P: When Nixon put U.S. forces on alert early in the Middle East fighting last fall, Kissinger told the White House press corps that he could not discuss the drama then but would explain shortly. The explanation never came, and few reporters ever took him to task for it.

Kissinger has often talked of his relations with the press in terms of mutual trust. As he told ABC News' Ted Koppel recently: "If you mislead the press consciously and you're caught at it, your credibility is destroyed forever." Kissinger set out to secure tight control over the press with his very first National Security Council staff meeting in 1969. He alone, he told his aides, would deal with newsmen. Roger Morris, a former Kissinger assistant, recalls in an article in the current Columbia Journalism Review that he and his NSC colleagues "were authorized to explore secret negotiations, even to edit the ceaseless outpour of Kissinger's diary. But none of us was trusted to deal with that most sensitive and perilous phenomenon of them all--a journalist."

Kissinger went out of his way to make himself accessible to reporters and editors at "deep background" briefings --but almost always on a not-for-attribution basis. One newsman familiar with the Kissinger style is Clark Mollenhoff, Washington Bureau Chief of the Des Moines Register and Tribune, who had baited the Secretary on the taps issue at his Washington press conference. "He sits you down and tells you what he thinks you want to hear, then asks what you think," says Mollenhoff. "It's very clever and very flattering."

The talks with Kissinger have been indispensable to reporters in an otherwise hostile Administration. Yet sometimes a Kissinger briefing edges closer to what is known in White House parlance as "stroking." During the Viet Nam War, for example, Kissinger would tell Hawkish Columnist Joseph Alsop that the North Vietnamese understood only force, and Eastern Liberal James Reston that he was straining to keep the Pentagon hawks at bay. Aboard his Air Force 707 on an early round of his Middle East peace shuttle, Kissinger would shuffle to the press cabin in the rear to tell the 14 reporters in his entourage that ALSTEAD the negotiations were, on successive days, 75%, 90% and nearly 100% completed.
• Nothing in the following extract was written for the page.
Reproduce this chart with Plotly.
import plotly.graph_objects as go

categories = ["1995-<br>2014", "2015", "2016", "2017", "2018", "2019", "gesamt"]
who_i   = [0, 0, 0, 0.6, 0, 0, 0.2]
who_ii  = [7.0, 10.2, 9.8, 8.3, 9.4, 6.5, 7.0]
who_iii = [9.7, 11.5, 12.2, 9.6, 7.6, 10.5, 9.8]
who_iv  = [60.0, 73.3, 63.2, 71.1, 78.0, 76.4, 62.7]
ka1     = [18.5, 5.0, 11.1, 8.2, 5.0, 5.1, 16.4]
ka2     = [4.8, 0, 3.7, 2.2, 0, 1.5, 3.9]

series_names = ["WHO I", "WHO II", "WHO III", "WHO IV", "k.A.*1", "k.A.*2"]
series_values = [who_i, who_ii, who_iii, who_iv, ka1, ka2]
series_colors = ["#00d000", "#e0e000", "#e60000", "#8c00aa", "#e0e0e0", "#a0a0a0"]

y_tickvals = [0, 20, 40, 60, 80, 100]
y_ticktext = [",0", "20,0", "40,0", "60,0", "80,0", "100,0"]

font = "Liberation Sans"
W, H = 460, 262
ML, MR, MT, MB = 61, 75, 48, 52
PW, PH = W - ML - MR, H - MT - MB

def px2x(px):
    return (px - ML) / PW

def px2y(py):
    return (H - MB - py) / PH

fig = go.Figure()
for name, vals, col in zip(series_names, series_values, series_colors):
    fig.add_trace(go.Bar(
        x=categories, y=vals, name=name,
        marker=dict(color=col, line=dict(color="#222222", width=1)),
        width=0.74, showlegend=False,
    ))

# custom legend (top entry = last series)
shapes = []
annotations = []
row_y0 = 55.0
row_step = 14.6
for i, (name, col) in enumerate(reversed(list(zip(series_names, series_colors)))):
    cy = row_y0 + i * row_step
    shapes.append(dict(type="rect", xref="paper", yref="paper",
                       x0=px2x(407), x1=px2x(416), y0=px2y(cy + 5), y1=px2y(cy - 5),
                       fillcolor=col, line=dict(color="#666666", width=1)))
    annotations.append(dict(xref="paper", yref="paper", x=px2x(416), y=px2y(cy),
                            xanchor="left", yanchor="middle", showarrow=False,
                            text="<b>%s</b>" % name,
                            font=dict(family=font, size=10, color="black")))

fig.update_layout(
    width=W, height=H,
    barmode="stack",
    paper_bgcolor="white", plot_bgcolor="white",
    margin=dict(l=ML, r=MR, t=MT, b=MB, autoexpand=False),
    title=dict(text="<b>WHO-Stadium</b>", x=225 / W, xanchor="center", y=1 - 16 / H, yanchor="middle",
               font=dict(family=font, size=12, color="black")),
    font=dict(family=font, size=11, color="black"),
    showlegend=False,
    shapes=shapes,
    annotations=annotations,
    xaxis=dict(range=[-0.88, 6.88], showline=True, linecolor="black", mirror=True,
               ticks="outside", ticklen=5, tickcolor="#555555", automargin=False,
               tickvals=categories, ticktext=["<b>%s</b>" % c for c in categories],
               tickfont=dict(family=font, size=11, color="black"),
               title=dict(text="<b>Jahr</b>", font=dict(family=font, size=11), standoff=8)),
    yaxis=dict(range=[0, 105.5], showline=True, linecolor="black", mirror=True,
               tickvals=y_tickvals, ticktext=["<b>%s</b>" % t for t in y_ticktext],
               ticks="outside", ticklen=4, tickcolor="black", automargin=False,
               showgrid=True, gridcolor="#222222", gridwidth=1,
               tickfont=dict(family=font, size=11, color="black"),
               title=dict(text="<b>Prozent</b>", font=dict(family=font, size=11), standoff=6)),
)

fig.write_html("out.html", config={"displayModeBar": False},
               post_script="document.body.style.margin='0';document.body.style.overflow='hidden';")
Though the figures were highly arbitrary, they were reported, and many of the newsmen felt that the momentum they generated helped get the talks moving. Says Westinghouse Broadcasting Correspondent James Anderson, "He played us like a violin."
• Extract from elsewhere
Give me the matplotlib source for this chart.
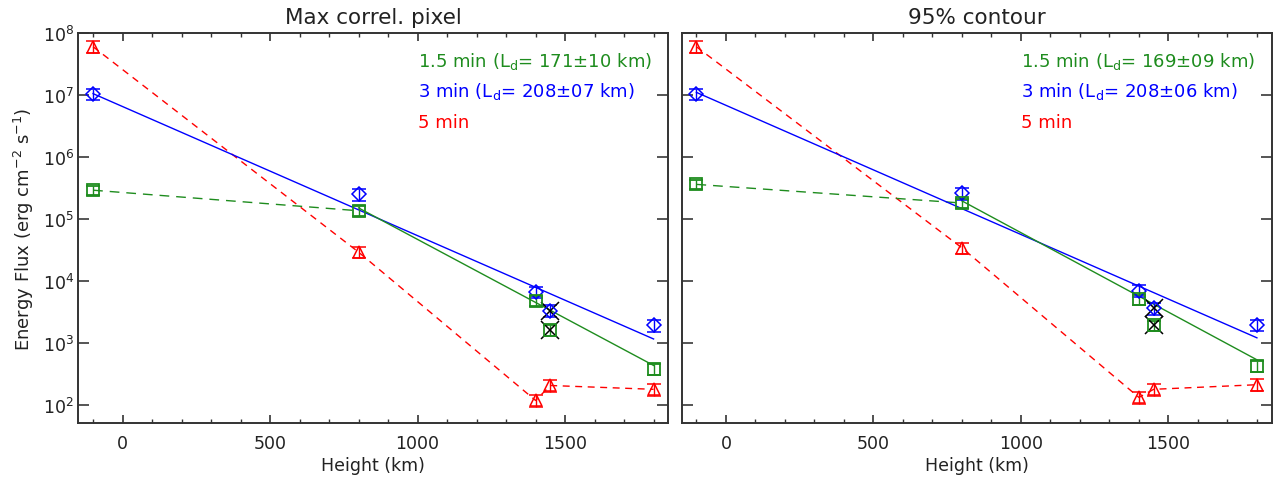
import numpy as np
import matplotlib.pyplot as plt
from matplotlib.ticker import MultipleLocator, NullLocator, FixedLocator

# heights of the observed layers (km)
height = [-100, 800, 1400, 1450, 1800]

# left panel: max correlation pixel
left_red = [6.0e7, 2.9e4, 117, 204, 177]
left_red_err = [1.3e7, 6.0e3, 25, 45, 38]
left_blue = [1.05e7, 2.5e5, 6.6e3, 3.3e3, 1.9e3]
left_blue_err = [2.2e6, 5.5e4, 1.4e3, 7.0e2, 4.2e2]
left_green = [2.9e5, 1.35e5, 4.8e3, 1.6e3, 380]
left_green_err = [5.0e4, 2.5e4, 9.0e2, 3.0e2, 75]

# right panel: 95% contour
right_red = [6.0e7, 3.4e4, 131, 177, 210]
right_red_err = [1.3e7, 7.0e3, 28, 40, 45]
right_blue = [1.05e7, 2.6e5, 6.9e3, 3.6e3, 1.95e3]
right_blue_err = [2.2e6, 5.5e4, 1.5e3, 8.0e2, 4.2e2]
right_green = [3.6e5, 1.8e5, 5.0e3, 1.9e3, 425]
right_green_err = [6.0e4, 3.2e4, 9.5e2, 3.5e2, 85]

# exponential fits (endpoints of the straight lines in log space)
left_blue_fit_h = [-100, 1800]
left_blue_fit = [1.05e7, 1.15e3]
left_green_fit_h = [800, 1800]
left_green_fit = [1.5e5, 4.3e2]
right_blue_fit_h = [-100, 1800]
right_blue_fit = [1.1e7, 1.2e3]
right_green_fit_h = [800, 1800]
right_green_fit = [1.95e5, 5.3e2]

titles = ['Max correl. pixel', '95% contour']
left_labels = ['1.5 min (L$_\\mathregular{d}$= 171\u00b110 km)',
               '3 min (L$_\\mathregular{d}$= 208\u00b107 km)', '5 min']
right_labels = ['1.5 min (L$_\\mathregular{d}$= 169\u00b109 km)',
                '3 min (L$_\\mathregular{d}$= 208\u00b106 km)', '5 min']

RED = '#ff0000'
BLUE = '#0000ff'
GREEN = '#1e8c1e'
INK = '#222222'

plt.rcParams['font.family'] = ['DejaVu Sans']
plt.rcParams['mathtext.default'] = 'regular'
plt.rcParams['text.color'] = INK
plt.rcParams['axes.labelcolor'] = INK
plt.rcParams['xtick.labelcolor'] = INK
plt.rcParams['ytick.labelcolor'] = INK

fig = plt.figure(figsize=(12.84, 4.81), dpi=100)
ax1 = fig.add_axes([0.0610, 0.1185, 0.4595, 0.8108])
ax2 = fig.add_axes([0.5309, 0.1185, 0.4595, 0.8108])

panels = [
    (ax1, left_red, left_red_err, left_blue, left_blue_err, left_green, left_green_err,
     left_blue_fit_h, left_blue_fit, left_green_fit_h, left_green_fit, left_labels),
    (ax2, right_red, right_red_err, right_blue, right_blue_err, right_green, right_green_err,
     right_blue_fit_h, right_blue_fit, right_green_fit_h, right_green_fit, right_labels),
]

for i, (ax, r, re, b, be, g, ge, bfh, bf, gfh, gf, labels) in enumerate(panels):
    # connecting lines
    ax.plot(height, r, color=RED, lw=1, dashes=(5, 4))
    ax.plot(height[:2], g[:2], color=GREEN, lw=1, dashes=(7, 5))
    ax.plot(bfh, bf, color=BLUE, lw=1)
    ax.plot(gfh, gf, color=GREEN, lw=1)

    # points with error bars
    ax.errorbar(height, r, yerr=re, fmt='^', color=RED, mfc='none', ms=9, mew=1.1,
                capsize=5, elinewidth=1, capthick=1.1)
    ax.errorbar(height, b, yerr=be, fmt='D', color=BLUE, mfc='none', ms=7, mew=1.1,
                capsize=5, elinewidth=1, capthick=1.1)
    ax.errorbar(height, g, yerr=ge, fmt='s', color=GREEN, mfc='none', ms=8, mew=1.3,
                capsize=5, elinewidth=1, capthick=1.3)
    # black crosses on the 1450 km layer
    ax.plot([height[3], height[3]], [b[3], g[3]], 'x', color='black', ms=13, mew=1.1,
            ls='none')

    ax.set_yscale('log')
    ax.set_xlim(-150, 1850)
    ax.set_ylim(50.6, 1e8)
    ax.set_xticks([0, 500, 1000, 1500])
    ax.xaxis.set_minor_locator(MultipleLocator(100))
    ax.yaxis.set_major_locator(FixedLocator([1e2, 1e3, 1e4, 1e5, 1e6, 1e7, 1e8]))
    ax.yaxis.set_minor_locator(NullLocator())
    ax.tick_params(axis='x', which='major', direction='in', top=True, length=6,
                   width=1.2, color='#333333', labelsize=12.5, pad=8)
    ax.tick_params(axis='x', which='minor', direction='in', top=True, length=3,
                   width=1.0, color='#333333')
    ax.tick_params(axis='y', which='major', direction='in', right=True, length=8,
                   width=1.4, color='#555555', labelsize=12.5, pad=3)
    for sp in ax.spines.values():
        sp.set_linewidth(1.4)
        sp.set_color('#333333')

    ax.set_title(titles[i], fontsize=15.5, pad=7)
    ax.set_xlabel('Height (km)', fontsize=12.5, labelpad=3)

    for txt, col, yy in zip(labels, [GREEN, BLUE, RED], [0.929, 0.852, 0.773]):
        ax.text(1000, yy, txt, color=col, fontsize=13, va='center', ha='left',
                transform=ax.get_xaxis_transform())

ax1.set_ylabel('Energy Flux (erg cm$^{-2}$ s$^{-1}$)', fontsize=13, labelpad=5)
ax2.tick_params(axis='y', labelleft=False)

fig.savefig('out.png', dpi=100)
To be sure, the press has generally been a willing instrument. At times, reporters seem even more preoccupied with Kissinger's image than he is. All it took was a few well-publicized dates with such Hollywood lovelies as Mario Thomas and Samantha Eggar to establish Kissinger as a "secret swinger." When Kissinger's role is less engaging, newsmen tend to look the other way. The press scarcely dwelt on Kissinger's embarrassing 1973 interview with Italian Journalist Oriana Fallaci, in which he saw himself as a "cowboy--alone astride his horse." There was little journalistic wincing, either, over Kissinger's extravagant remark at Salzburg that he hoped his diplomatic efforts would mean that "perhaps some mothers can rest more at ease"--a thought that would have brought derision had it been uttered by Nixon.
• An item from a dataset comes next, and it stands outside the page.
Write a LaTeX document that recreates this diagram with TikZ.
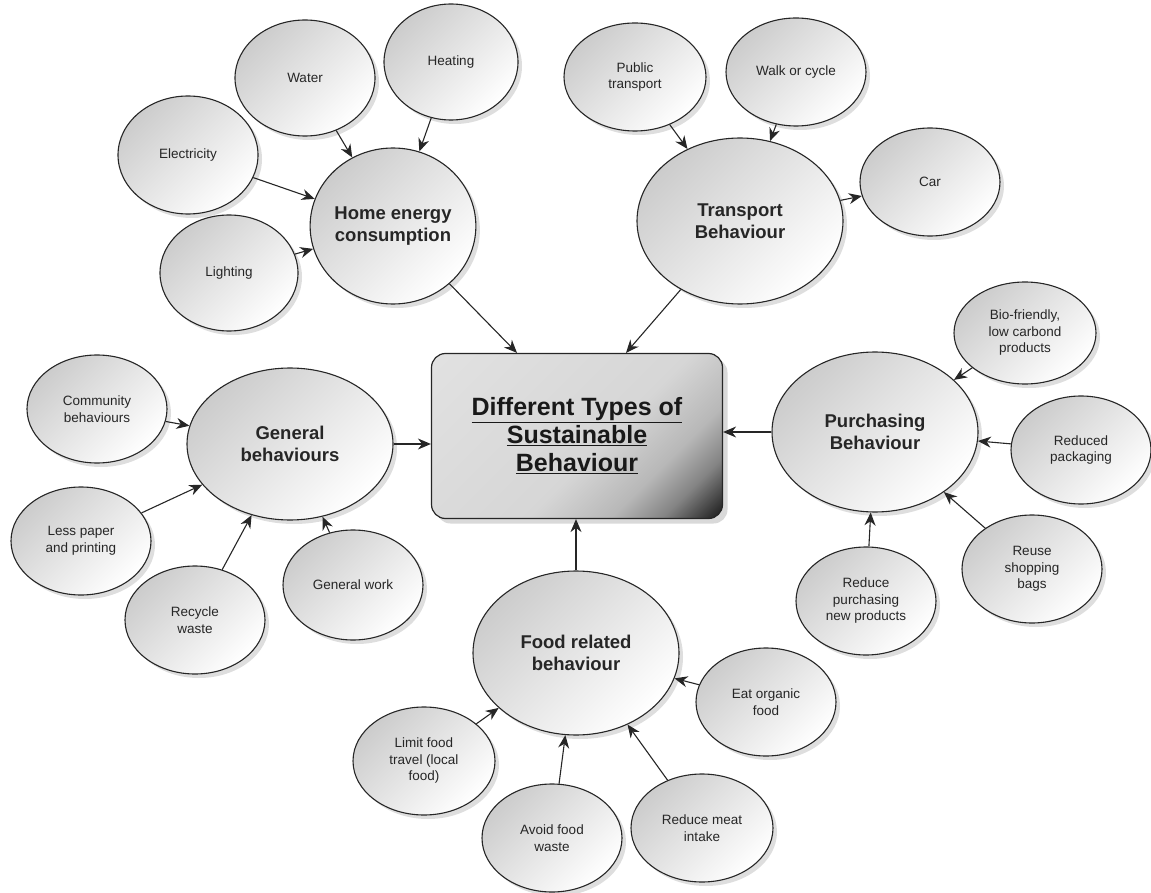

Lately, Kissinger's mystique and accomplishments have become the object of a kind of revisionist press. The strongest current example is former New York Timesman Tad Szulc's sometimes harsh account of Kissinger's Viet Nam negotiation in the current Foreign Policy (TIME, June 10). In Kissinger's defense, Columnist Marquis Childs complains that to cross-examine Kissinger about wiretaps in a press conference is to act as if "diplomacy should be treated like the police beat." But if the taps flap helps make journalistic skepticism respectable again where Kissinger and his considerable achievements are concerned, the special relationship between the press and the peacemaker might be healthier for all concerned.